The one in the video can be constructed for a couple thousand dollars (cost varying depending on finish out choices, of course)

Personally I'm planning an Earthship/EcoDome hybrid. Basically an Earthship with walls made of Earthbags instead of tires.


----------



## Lucky Jim (Sep 2, 2012)

I want one..


----------



## mikes69baja (Nov 2, 2012)

I dont think these suckers would collapse under a little dirt


----------



## joec (Nov 12, 2012)

I caught a few episodes of the show Doomsday Preppers and saw where a guy was burying old school buses. It seems their roofs are designed to handle a lot of weight in the event of a roll over. Several of those buried would work and can be picked up pretty cheap too.


----------



## mulle46 (Nov 9, 2012)

mikes69baja said:


> View attachment 563
> 
> I dont think these suckers would collapse under a little dirt


they could, as it seems from the pic, the weight is on the corners and not the roof,like the dirt would be. Only my opinion though.


----------



## Pothole (Nov 12, 2012)

mulle46 said:


> they could, as it seems from the pic, the weight is on the corners and not the roof,like the dirt would be. Only my opinion though.

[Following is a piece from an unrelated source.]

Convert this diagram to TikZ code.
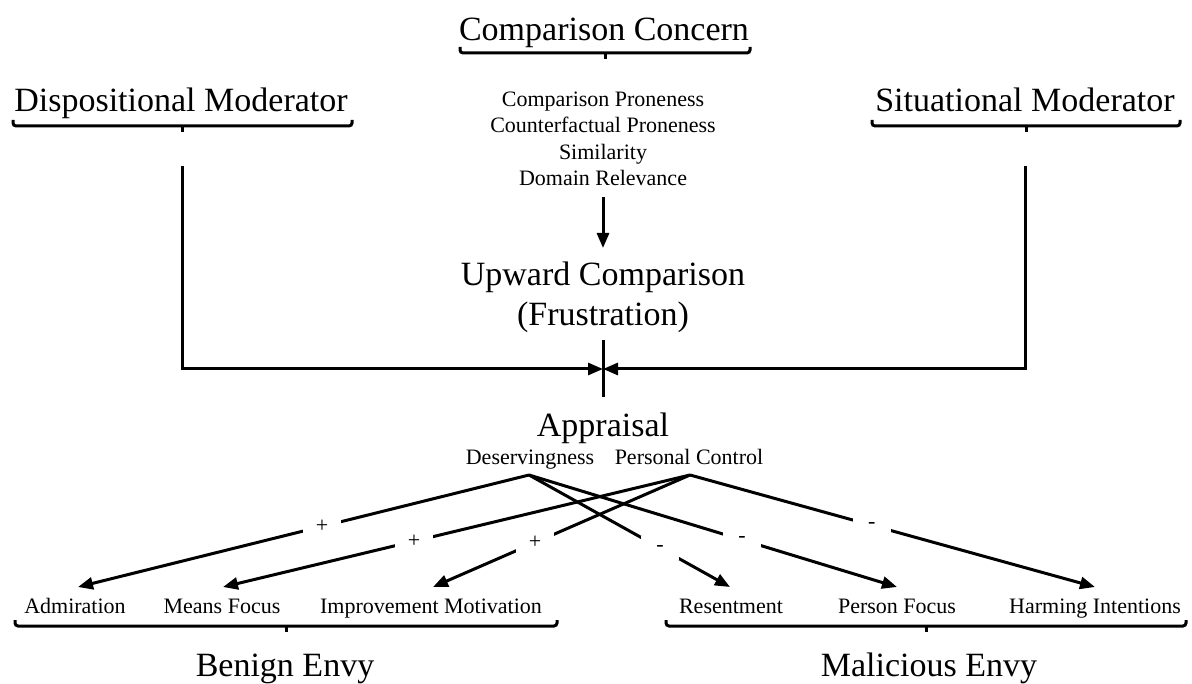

You are correct. They take the weight on the corners and also along the walls. There is no weight on the roof.


----------



## Wolfie (Nov 13, 2012)

I'll use my basement, the house is over 110 years old, basement walls are a few feet thick of kansas limestone and entrance and exit to basement will be getting concealed to avoid discovery in event of homeland invasion or other event that I may need to conceal certain property or persons.


----------



## rickkyw1720pf (Nov 17, 2012)

Has anyone thought of using natural shelters or abandoned places.
Like this abandoned rock quarry 
http://i1211.photobucket.com/albums/cc429/Rickinky/drivinginthequary11-18-01.jpg
http://i1211.photobucket.com/albums/cc429/Rickinky/JacobbyLandcruiserinquary11-18-01.jpg
or Natural Caves
http://i1211.photobucket.com/albums/cc429/Rickinky/photo-1.jpg
I think if people scouted around they may be surprised what is around that could be used depending on the situation.


----------